**TASK TO CARRY OUT:**
Only the lines from the line containing "Reproduce this chart with Plotly." to the line containing "ep_fit_y = [0.0567, 0.0592]", with both of those lines, are to be repeated exactly. Leave the images out.

>> START DATA EXCERPTS

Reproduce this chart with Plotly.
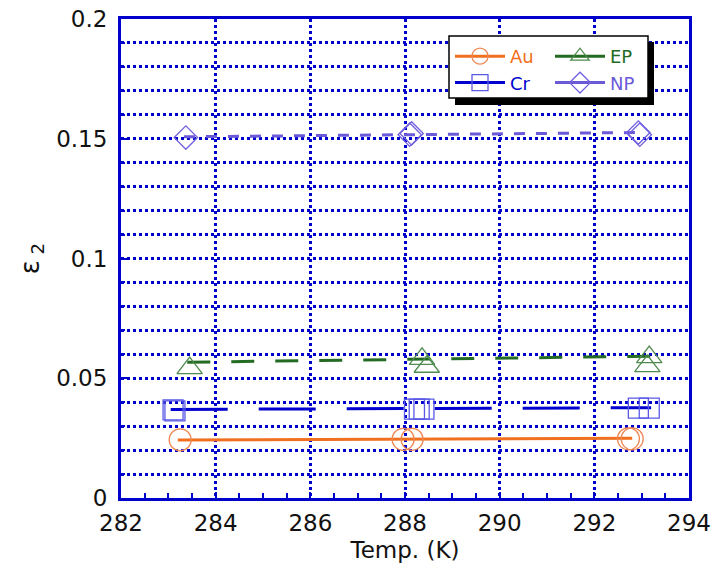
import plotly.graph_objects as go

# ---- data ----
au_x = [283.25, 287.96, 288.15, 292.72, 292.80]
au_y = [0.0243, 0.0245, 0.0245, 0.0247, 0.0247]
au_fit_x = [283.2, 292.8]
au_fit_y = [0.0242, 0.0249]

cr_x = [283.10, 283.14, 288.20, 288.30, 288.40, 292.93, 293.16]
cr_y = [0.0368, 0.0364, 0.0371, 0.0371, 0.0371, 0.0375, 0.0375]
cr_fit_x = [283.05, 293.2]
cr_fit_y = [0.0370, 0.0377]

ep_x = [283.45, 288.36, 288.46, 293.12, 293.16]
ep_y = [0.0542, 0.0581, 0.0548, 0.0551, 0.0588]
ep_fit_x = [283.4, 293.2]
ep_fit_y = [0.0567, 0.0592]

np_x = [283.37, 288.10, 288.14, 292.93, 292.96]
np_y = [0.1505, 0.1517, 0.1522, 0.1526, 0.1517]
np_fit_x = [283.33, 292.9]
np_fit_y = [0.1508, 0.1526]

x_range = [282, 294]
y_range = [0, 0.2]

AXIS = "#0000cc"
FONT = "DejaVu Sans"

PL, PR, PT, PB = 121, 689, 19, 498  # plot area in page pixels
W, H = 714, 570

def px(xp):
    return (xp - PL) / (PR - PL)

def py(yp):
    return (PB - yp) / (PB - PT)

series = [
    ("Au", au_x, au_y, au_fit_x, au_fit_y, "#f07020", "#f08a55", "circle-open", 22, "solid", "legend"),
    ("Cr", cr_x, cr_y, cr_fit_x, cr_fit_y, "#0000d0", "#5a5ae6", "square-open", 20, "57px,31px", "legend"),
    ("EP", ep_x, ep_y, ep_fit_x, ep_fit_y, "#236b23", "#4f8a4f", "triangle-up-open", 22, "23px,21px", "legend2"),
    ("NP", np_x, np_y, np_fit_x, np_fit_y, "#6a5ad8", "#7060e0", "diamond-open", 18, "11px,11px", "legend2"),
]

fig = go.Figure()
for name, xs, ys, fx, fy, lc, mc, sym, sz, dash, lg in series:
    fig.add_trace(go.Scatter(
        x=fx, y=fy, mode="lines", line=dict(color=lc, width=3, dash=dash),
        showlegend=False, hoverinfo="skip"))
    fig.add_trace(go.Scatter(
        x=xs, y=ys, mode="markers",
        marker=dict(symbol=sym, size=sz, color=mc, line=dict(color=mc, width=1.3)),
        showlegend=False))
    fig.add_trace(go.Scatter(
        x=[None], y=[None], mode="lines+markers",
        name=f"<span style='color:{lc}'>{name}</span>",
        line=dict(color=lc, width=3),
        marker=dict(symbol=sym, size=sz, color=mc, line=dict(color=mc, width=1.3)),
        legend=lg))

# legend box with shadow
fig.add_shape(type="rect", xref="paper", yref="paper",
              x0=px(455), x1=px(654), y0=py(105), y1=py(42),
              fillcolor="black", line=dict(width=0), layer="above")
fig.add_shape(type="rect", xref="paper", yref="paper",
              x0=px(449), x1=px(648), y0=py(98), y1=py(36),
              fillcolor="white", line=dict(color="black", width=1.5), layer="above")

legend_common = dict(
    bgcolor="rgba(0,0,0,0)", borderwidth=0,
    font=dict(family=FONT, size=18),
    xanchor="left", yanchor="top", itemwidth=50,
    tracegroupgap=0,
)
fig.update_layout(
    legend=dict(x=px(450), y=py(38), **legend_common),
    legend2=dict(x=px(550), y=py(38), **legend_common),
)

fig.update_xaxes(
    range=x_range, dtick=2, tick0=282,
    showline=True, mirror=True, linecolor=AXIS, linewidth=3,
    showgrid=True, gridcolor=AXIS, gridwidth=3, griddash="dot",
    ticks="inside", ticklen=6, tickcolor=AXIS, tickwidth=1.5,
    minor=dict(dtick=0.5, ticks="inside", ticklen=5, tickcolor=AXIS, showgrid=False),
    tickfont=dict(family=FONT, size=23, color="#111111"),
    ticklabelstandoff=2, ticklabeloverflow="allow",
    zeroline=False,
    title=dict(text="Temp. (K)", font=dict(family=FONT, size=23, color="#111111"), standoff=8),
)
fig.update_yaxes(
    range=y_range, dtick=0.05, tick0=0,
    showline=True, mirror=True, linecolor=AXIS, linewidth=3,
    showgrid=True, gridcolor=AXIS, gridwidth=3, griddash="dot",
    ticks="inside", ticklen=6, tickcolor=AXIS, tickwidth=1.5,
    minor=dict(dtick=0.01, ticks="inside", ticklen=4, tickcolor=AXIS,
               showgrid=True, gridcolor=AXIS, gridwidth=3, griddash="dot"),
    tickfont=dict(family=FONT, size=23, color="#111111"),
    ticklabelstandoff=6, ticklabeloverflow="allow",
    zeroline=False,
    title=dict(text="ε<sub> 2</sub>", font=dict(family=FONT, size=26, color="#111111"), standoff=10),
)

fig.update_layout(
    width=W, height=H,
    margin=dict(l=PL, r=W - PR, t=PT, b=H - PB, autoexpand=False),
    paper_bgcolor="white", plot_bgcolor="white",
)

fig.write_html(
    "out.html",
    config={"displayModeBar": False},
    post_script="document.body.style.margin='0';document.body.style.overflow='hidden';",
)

>> END DATA EXCERPTS
>> START DATA EXCERPTS

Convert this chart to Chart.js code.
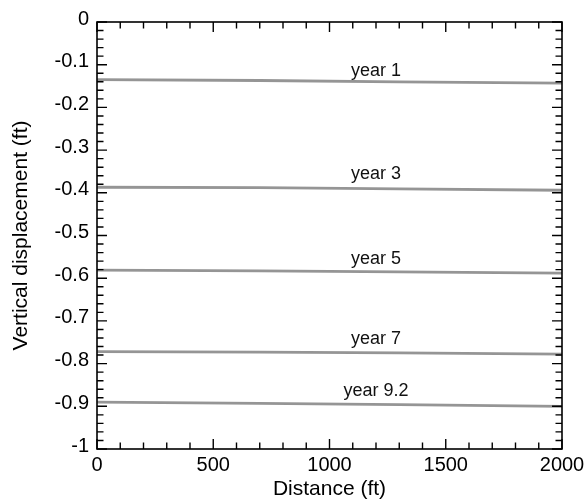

>> END DATA EXCERPTS
>> START DATA EXCERPTS

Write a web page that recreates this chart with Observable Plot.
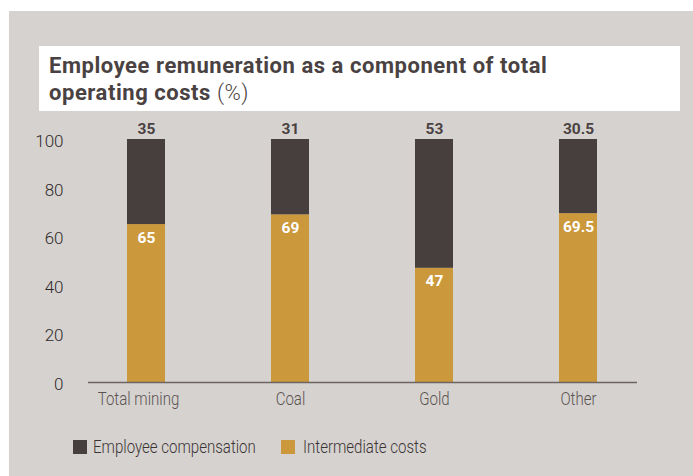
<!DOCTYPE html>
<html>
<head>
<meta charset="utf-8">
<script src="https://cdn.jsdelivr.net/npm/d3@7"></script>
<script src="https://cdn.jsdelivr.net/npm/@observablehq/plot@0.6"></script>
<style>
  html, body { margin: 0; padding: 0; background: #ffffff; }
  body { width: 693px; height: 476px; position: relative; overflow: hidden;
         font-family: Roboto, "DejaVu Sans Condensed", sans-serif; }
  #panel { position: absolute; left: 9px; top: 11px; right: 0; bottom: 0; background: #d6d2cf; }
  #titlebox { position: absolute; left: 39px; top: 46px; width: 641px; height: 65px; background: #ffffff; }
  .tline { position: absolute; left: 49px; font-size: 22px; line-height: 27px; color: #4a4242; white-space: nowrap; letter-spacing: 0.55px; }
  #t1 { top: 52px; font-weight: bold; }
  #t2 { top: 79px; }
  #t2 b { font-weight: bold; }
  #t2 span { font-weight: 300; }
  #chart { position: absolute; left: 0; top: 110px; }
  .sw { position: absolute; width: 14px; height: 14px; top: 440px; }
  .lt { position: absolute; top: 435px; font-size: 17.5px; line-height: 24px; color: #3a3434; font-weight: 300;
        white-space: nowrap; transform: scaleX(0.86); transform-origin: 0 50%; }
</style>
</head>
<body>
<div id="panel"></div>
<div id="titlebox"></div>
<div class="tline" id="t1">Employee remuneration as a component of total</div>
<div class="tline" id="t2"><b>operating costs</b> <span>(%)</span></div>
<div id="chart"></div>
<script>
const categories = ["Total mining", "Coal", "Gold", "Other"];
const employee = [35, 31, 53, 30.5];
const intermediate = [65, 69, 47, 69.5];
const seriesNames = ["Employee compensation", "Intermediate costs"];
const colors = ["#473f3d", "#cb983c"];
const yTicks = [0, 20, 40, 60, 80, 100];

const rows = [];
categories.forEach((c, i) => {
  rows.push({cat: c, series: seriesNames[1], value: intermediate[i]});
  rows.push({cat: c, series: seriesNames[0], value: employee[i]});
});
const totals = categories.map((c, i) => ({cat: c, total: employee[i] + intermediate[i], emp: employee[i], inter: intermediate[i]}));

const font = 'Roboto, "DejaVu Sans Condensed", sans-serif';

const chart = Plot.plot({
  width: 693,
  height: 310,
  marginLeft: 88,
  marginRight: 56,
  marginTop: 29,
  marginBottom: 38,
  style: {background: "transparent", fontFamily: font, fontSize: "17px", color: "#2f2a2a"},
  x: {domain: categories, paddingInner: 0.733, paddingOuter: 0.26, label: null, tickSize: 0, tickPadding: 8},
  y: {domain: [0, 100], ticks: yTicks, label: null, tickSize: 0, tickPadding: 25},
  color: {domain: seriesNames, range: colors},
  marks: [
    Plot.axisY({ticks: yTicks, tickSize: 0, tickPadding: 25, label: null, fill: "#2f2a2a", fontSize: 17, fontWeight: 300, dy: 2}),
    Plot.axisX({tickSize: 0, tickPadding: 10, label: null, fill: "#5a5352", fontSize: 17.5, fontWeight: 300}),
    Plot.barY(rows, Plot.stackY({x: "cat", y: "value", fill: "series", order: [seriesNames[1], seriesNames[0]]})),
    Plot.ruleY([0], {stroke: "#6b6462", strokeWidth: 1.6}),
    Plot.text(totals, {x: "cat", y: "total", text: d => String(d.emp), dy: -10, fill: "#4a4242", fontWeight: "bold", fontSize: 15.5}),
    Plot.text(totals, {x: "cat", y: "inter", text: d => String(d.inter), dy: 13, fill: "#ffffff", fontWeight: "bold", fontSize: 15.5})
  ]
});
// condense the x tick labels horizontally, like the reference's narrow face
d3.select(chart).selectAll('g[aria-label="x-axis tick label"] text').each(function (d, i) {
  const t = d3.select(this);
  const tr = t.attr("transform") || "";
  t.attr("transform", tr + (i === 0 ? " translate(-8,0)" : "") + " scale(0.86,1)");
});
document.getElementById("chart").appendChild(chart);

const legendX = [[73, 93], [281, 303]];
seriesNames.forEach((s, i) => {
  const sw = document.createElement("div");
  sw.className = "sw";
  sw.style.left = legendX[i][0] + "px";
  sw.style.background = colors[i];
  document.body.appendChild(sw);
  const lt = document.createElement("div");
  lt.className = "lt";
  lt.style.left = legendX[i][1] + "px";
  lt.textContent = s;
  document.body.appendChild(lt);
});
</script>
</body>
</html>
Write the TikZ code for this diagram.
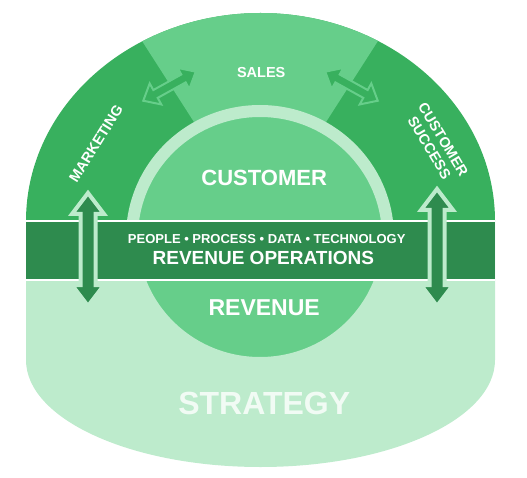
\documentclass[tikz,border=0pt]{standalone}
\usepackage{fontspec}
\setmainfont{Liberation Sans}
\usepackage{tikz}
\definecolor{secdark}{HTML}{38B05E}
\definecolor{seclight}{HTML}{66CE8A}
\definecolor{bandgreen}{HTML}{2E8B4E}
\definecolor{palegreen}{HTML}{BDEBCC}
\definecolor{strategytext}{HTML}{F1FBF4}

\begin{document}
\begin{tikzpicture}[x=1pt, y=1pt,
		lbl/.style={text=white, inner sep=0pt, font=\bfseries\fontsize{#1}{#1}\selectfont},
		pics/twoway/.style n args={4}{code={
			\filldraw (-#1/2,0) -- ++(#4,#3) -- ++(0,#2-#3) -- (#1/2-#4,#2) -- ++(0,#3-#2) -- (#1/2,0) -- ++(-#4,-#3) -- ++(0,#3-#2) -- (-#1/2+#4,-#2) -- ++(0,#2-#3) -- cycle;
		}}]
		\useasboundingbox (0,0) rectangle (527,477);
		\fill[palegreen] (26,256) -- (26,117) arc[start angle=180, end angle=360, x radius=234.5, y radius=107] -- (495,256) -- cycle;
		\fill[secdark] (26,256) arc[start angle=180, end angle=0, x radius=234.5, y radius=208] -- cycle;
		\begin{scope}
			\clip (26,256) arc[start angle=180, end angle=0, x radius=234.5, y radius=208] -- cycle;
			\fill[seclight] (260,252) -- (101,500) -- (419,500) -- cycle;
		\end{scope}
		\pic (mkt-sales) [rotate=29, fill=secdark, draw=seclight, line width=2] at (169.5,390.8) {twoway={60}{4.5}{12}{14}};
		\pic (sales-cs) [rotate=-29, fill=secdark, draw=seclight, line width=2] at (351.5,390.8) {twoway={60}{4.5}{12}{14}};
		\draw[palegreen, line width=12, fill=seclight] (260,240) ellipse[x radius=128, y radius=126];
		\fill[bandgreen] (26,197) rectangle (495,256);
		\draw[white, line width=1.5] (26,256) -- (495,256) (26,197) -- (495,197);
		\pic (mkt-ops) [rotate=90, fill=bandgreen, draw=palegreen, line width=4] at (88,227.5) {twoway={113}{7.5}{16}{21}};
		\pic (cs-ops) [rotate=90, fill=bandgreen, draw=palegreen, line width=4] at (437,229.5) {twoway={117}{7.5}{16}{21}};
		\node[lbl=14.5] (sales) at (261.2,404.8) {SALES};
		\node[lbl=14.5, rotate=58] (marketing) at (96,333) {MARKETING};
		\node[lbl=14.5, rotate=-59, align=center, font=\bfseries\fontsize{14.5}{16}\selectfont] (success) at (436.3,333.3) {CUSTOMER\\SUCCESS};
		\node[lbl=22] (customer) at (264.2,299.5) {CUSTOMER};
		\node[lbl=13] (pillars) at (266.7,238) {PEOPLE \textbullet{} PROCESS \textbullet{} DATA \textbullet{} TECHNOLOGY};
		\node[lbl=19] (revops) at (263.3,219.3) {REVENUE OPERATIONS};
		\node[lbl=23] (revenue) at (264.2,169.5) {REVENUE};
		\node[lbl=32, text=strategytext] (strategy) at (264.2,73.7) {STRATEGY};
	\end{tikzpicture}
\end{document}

>> END DATA EXCERPTS

**COMPLETE OUTPUT:**
Reproduce this chart with Plotly.
import plotly.graph_objects as go

# ---- data ----
au_x = [283.25, 287.96, 288.15, 292.72, 292.80]
au_y = [0.0243, 0.0245, 0.0245, 0.0247, 0.0247]
au_fit_x = [283.2, 292.8]
au_fit_y = [0.0242, 0.0249]

cr_x = [283.10, 283.14, 288.20, 288.30, 288.40, 292.93, 293.16]
cr_y = [0.0368, 0.0364, 0.0371, 0.0371, 0.0371, 0.0375, 0.0375]
cr_fit_x = [283.05, 293.2]
cr_fit_y = [0.0370, 0.0377]

ep_x = [283.45, 288.36, 288.46, 293.12, 293.16]
ep_y = [0.0542, 0.0581, 0.0548, 0.0551, 0.0588]
ep_fit_x = [283.4, 293.2]
ep_fit_y = [0.0567, 0.0592]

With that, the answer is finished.